# Bild-PopUp und Rand



## andyusw (24. August 2003)

Hallöchen,

hab schon ewig im Forum geguckt, aber mein Problem konnte dort leider net gelöst werden (oder ich war doch mal wieder zu blind).

Und zwar öffne ich per <a href="#" onClick="window.open('_px/sch01.jpg','Image','width=800,height=600')">  ein Bild, jedoch hat auch dieses den blöden Rand, sodass man bei einem ebenfalls 800x600 großen Bild den Rahmen doch wieder ziehend vergrößern muss.

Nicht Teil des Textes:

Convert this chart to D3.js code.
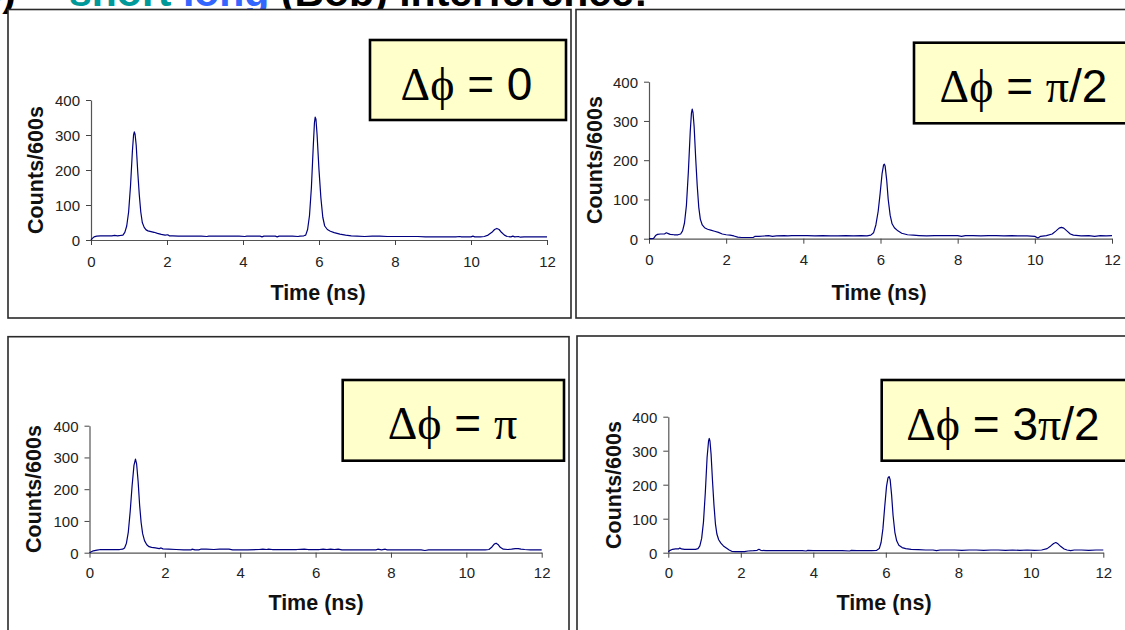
<!DOCTYPE html>
<html><head><meta charset="utf-8">
<script src="https://cdn.jsdelivr.net/npm/d3@7"></script>
<style>body{margin:0;background:#fff;overflow:hidden} svg{display:block}</style>
</head><body>
<svg id="c" width="1125" height="630"></svg>
<script>
// ---------- data ----------
const xTicks = [0, 2, 4, 6, 8, 10, 12];
const yTicks = [0, 100, 200, 300, 400];
const xTitle = "Time (ns)";
const yTitle = "Counts/600s";
const titleParts = [["short", "#009999"], ["long", "#3366ff"], ["(Bob) interference:", "#000"]];
const panelLabels = [
  [["Δϕ", "serif"], [" = ", "sans"], ["0", "sans"]],
  [["Δϕ", "serif"], [" = ", "sans"], ["π", "serif"], ["/2", "sans"]],
  [["Δϕ", "serif"], [" = ", "sans"], ["π", "serif"]],
  [["Δϕ", "serif"], [" = ", "sans"], ["3", "sans"], ["π", "serif"], ["/2", "sans"]]
];
// [time (ns), counts]
const seriesPhi0 = [[0,0],[0.03,4],[0.08,9],[0.15,11],[0.25,12],[0.35,12],[0.45,12],[0.55,12],[0.62,13],[0.7,12],[0.78,13],[0.84,14],[0.89,22],[0.94,40],[0.99,80],[1.04,155],[1.09,255],[1.12,300],[1.14,309],[1.16,302],[1.19,270],[1.23,195],[1.27,130],[1.31,80],[1.35,50],[1.4,36],[1.45,29],[1.5,26],[1.58,24],[1.66,22],[1.75,19],[1.85,16],[1.95,14],[2.02,15],[2.06,12],[2.15,12],[2.3,11],[2.5,11],[2.7,11],[2.9,11],[3.05,10],[3.1,11],[3.3,11],[3.5,11],[3.7,11],[3.9,11],[4.05,10],[4.1,11],[4.3,11],[4.45,11],[4.5,9],[4.55,11],[4.7,11],[4.85,11],[4.9,9],[4.95,11],[5.1,11],[5.3,11],[5.45,10],[5.5,11],[5.6,12],[5.65,14],[5.7,30],[5.75,70],[5.8,150],[5.85,270],[5.88,335],[5.9,351],[5.92,345],[5.95,300],[6.0,200],[6.05,120],[6.1,65],[6.15,40],[6.22,30],[6.3,25],[6.4,21],[6.55,17],[6.7,14],[6.85,12],[7.0,11],[7.2,10],[7.4,11],[7.6,11],[7.8,10],[8.0,10],[8.2,10],[8.4,10],[8.6,10],[8.8,9],[9.0,9],[9.2,9],[9.4,9],[9.6,9],[9.7,10],[9.75,9],[9.9,9],[10.0,9],[10.05,11],[10.1,9],[10.25,9],[10.35,10],[10.45,14],[10.55,22],[10.62,30],[10.68,33],[10.74,30],[10.8,22],[10.88,14],[10.95,10],[11.05,9],[11.1,11],[11.15,9],[11.25,10],[11.3,8],[11.4,9],[11.6,9],[11.8,9],[12.0,9]];
const seriesPhiHalfPi = [[0,0],[0.05,0],[0.12,1],[0.17,8],[0.22,11],[0.3,12],[0.4,12],[0.45,15],[0.5,13],[0.55,11],[0.65,10],[0.75,10],[0.82,12],[0.87,20],[0.92,40],[0.97,85],[1.02,170],[1.07,275],[1.1,320],[1.12,330],[1.14,322],[1.17,285],[1.21,205],[1.25,135],[1.29,80],[1.33,50],[1.38,35],[1.44,28],[1.52,24],[1.6,22],[1.7,19],[1.8,16],[1.9,12],[2.0,10],[2.1,9],[2.2,7],[2.3,4],[2.4,3],[2.5,3],[2.6,3],[2.7,3],[2.75,6],[2.85,6],[3.0,7],[3.1,8],[3.2,6],[3.3,7],[3.5,8],[3.6,7],[3.7,8],[3.9,8],[4.1,8],[4.3,7],[4.5,8],[4.7,7],[4.9,7],[5.1,8],[5.3,7],[5.5,8],[5.65,7],[5.75,9],[5.82,15],[5.88,35],[5.94,70],[5.99,115],[6.04,165],[6.08,188],[6.1,190],[6.12,185],[6.16,150],[6.2,100],[6.25,60],[6.3,38],[6.36,28],[6.45,20],[6.55,14],[6.7,10],[6.85,9],[7.0,8],[7.2,7],[7.4,8],[7.6,8],[7.8,8],[8.0,8],[8.1,6],[8.2,8],[8.4,8],[8.6,7],[8.8,8],[9.0,8],[9.2,7],[9.4,8],[9.6,7],[9.8,7],[10.0,6],[10.08,2],[10.15,6],[10.3,8],[10.45,12],[10.55,20],[10.63,27],[10.69,29],[10.75,27],[10.83,20],[10.92,12],[11.0,9],[11.2,7],[11.4,8],[11.55,6],[11.7,8],[11.85,7],[12.0,8]];
const seriesPhiPi = [[0,0],[0.05,3],[0.1,6],[0.2,8],[0.3,10],[0.4,10],[0.5,10],[0.6,10],[0.7,10],[0.8,10],[0.88,11],[0.93,15],[0.98,30],[1.03,65],[1.08,130],[1.13,210],[1.18,275],[1.22,295],[1.25,280],[1.29,225],[1.33,150],[1.37,95],[1.41,60],[1.46,38],[1.52,25],[1.58,19],[1.65,17],[1.75,15],[1.85,13],[1.9,15],[1.95,12],[2.1,11],[2.3,10],[2.5,9],[2.7,9],[2.72,11],[2.8,9],[2.9,9],[2.95,11],[3.1,11],[3.3,10],[3.45,11],[3.6,11],[3.7,11],[3.8,9],[4.0,9],[4.2,9],[4.5,10],[4.6,11],[4.7,10],[4.75,11],[4.85,10],[5.0,10],[5.2,10],[5.5,10],[5.7,11],[5.8,10],[6.0,10],[6.1,10],[6.2,11],[6.3,10],[6.4,11],[6.5,10],[6.6,11],[6.7,9],[7.0,9],[7.3,9],[7.6,9],[7.65,11],[7.75,9],[7.85,11],[7.9,9],[8.2,9],[8.5,9],[8.8,9],[8.9,7],[9.0,9],[9.3,9],[9.6,9],[9.9,9],[10.2,9],[10.5,9],[10.6,10],[10.68,18],[10.74,27],[10.79,30],[10.84,26],[10.9,17],[10.98,11],[11.1,10],[11.2,11],[11.3,13],[11.38,13],[11.45,11],[11.55,10],[11.7,9],[11.9,9],[12.0,9]];
const seriesPhi3HalfPi = [[0,3],[0.05,7],[0.12,10],[0.2,11],[0.28,11],[0.32,14],[0.36,11],[0.45,10],[0.55,10],[0.65,10],[0.75,10],[0.82,12],[0.87,20],[0.92,42],[0.97,90],[1.02,175],[1.07,280],[1.11,328],[1.13,336],[1.15,328],[1.18,290],[1.22,210],[1.26,140],[1.3,85],[1.34,55],[1.39,38],[1.45,28],[1.52,20],[1.6,14],[1.68,8],[1.75,4],[1.85,3],[2.0,3],[2.1,3],[2.2,5],[2.35,6],[2.45,7],[2.5,10],[2.55,7],[2.7,6],[2.9,6],[3.1,6],[3.3,6],[3.5,6],[3.7,6],[3.8,5],[3.85,7],[4.0,6],[4.2,6],[4.4,6],[4.6,6],[4.8,6],[5.0,5],[5.05,7],[5.2,6],[5.4,6],[5.6,6],[5.75,7],[5.82,12],[5.87,30],[5.92,70],[5.97,135],[6.02,195],[6.06,220],[6.09,224],[6.12,215],[6.16,170],[6.2,110],[6.25,60],[6.3,35],[6.36,22],[6.45,15],[6.55,12],[6.7,10],[6.9,9],[7.1,8],[7.3,8],[7.4,6],[7.5,8],[7.7,8],[7.9,8],[8.1,7],[8.3,8],[8.5,8],[8.7,7],[8.9,8],[9.1,8],[9.3,7],[9.5,8],[9.7,7],[9.9,8],[10.1,7],[10.3,8],[10.45,12],[10.55,20],[10.63,27],[10.69,30],[10.75,26],[10.83,18],[10.92,11],[11.0,8],[11.1,6],[11.2,8],[11.4,8],[11.6,7],[11.8,8],[12.0,8]];
const allSeries = [seriesPhi0, seriesPhiHalfPi, seriesPhiPi, seriesPhi3HalfPi];

// ---------- layout ----------
const layout = [
  {frame:[8,9.5,571,318], px:[91,547], py:[240,100], box:[370,40,566,120], lab:[466.5,100], yT:[35.5,170], xT:[318,300], tickBase:266.5},
  {frame:[576,9.5,1140,318], px:[649,1112], py:[238.7,81.7], box:[914,42.7,1140,123.3], lab:[1023.5,102], yT:[595,160], xT:[879,300], tickBase:265},
  {frame:[8,336.7,569,640], px:[89.5,541.7], py:[552.7,425.7], box:[342.7,380,564,460.7], lab:[452.5,439], yT:[33.5,489], xT:[316,610], tickBase:578.5},
  {frame:[577,336,1140,640], px:[668.3,1103.3], py:[552.7,416.7], box:[881.7,380,1140,460.7], lab:[1003,439.5], yT:[613.5,485], xT:[884,610], tickBase:577.7}
];
const SANS = "Arial, 'Liberation Sans', sans-serif";
const SERIF = "'Times New Roman', 'Liberation Serif', serif";

const svg = d3.select("#c");
svg.append("rect").attr("width",1125).attr("height",630).attr("fill","#fff");

// title (cut off at top, as in the reference)
const title = svg.append("g").attr("font-family", SANS).attr("font-weight","bold").attr("font-size",41);
title.append("text").attr("x",16).attr("y",5.5).attr("text-anchor","end").text("b)");
const tt = title.append("text").attr("x",69).attr("y",5.5).style("white-space","pre");
titleParts.forEach((p,i)=>{ tt.append("tspan").attr("fill",p[1]).text((i?" ":"")+p[0]); });

layout.forEach((L,i)=>{
  const g = svg.append("g");
  const [fx0,fy0,fx1,fy1] = L.frame;
  g.append("rect").attr("x",fx0).attr("y",fy0).attr("width",fx1-fx0).attr("height",fy1-fy0)
    .attr("fill","#fff").attr("stroke","#2a2a2a").attr("stroke-width",1.6);

  const x = d3.scaleLinear().domain([0,12]).range(L.px);
  const y = d3.scaleLinear().domain([0,400]).range(L.py);

  const xa = g.append("g").attr("transform",`translate(0,${L.py[0]})`)
    .call(d3.axisBottom(x).tickValues(xTicks).tickSize(5).tickPadding(11).tickSizeOuter(0).tickFormat(d3.format("d")));
  const ya = g.append("g").attr("transform",`translate(${L.px[0]},0)`)
    .call(d3.axisLeft(y).tickValues(yTicks).tickSize(5).tickPadding(6).tickSizeOuter(0).tickFormat(d3.format("d")));
  [xa,ya].forEach(a=>{
    a.select(".domain").attr("stroke","#555").attr("stroke-width",1.2);
    a.selectAll(".tick line").attr("stroke","#444").attr("stroke-width",1);
    a.selectAll(".tick text").attr("font-family",SANS).attr("font-size",15).attr("fill","#222");
  });
  xa.selectAll(".tick text").attr("dy",null).attr("y", L.tickBase - L.py[0]);
  ya.selectAll(".tick text").attr("dy","0.36em");

  const line = d3.line().x(d=>x(d[0])).y(d=>y(d[1]));
  g.append("path").datum(allSeries[i]).attr("d",line).attr("fill","none")
    .attr("stroke","#000080").attr("stroke-width",1.2).attr("stroke-linejoin","round");

  g.append("text").attr("x",L.xT[0]).attr("y",L.xT[1]).attr("text-anchor","middle")
    .attr("font-family",SANS).attr("font-weight","bold").attr("font-size",21.5).attr("fill","#111").text(xTitle);
  g.append("text").attr("transform",`translate(${L.yT[0]},${L.yT[1]}) rotate(-90)`)
    .attr("text-anchor","middle").attr("dominant-baseline","central")
    .attr("font-family",SANS).attr("font-weight","bold").attr("font-size",21.5).attr("fill","#111").text(yTitle);

  const [bx0,by0,bx1,by1] = L.box;
  g.append("rect").attr("x",bx0).attr("y",by0).attr("width",bx1-bx0).attr("height",by1-by0)
    .attr("fill","#ffffcc").attr("stroke","#000").attr("stroke-width",2.6);
  const t = g.append("text").attr("x",L.lab[0]).attr("y",L.lab[1]).attr("text-anchor","middle")
    .attr("font-size",46).attr("fill","#000").style("white-space","pre");
  panelLabels[i].forEach(s=>{
    t.append("tspan").attr("font-family", s[1]==="serif"?SERIF:SANS).text(s[0]);
  });
});
</script>
</body></html>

Nun wurde bist jetzt immer vorgeschlagen, dass man das in dem HTML-Dokument mit Margin-Angaben unterdrückt, doch ein solches Dokument hab ich ja nicht, wenn ich nur das Bild direkt öffne.
Gibts da jetzt noch ein speziellen Befehl für oder kann man da nichts machen..?


MfG
Andy


----------



## SilentWarrior (24. August 2003)

> Gibts da jetzt noch ein speziellen Befehl für oder kann man da nichts machen..?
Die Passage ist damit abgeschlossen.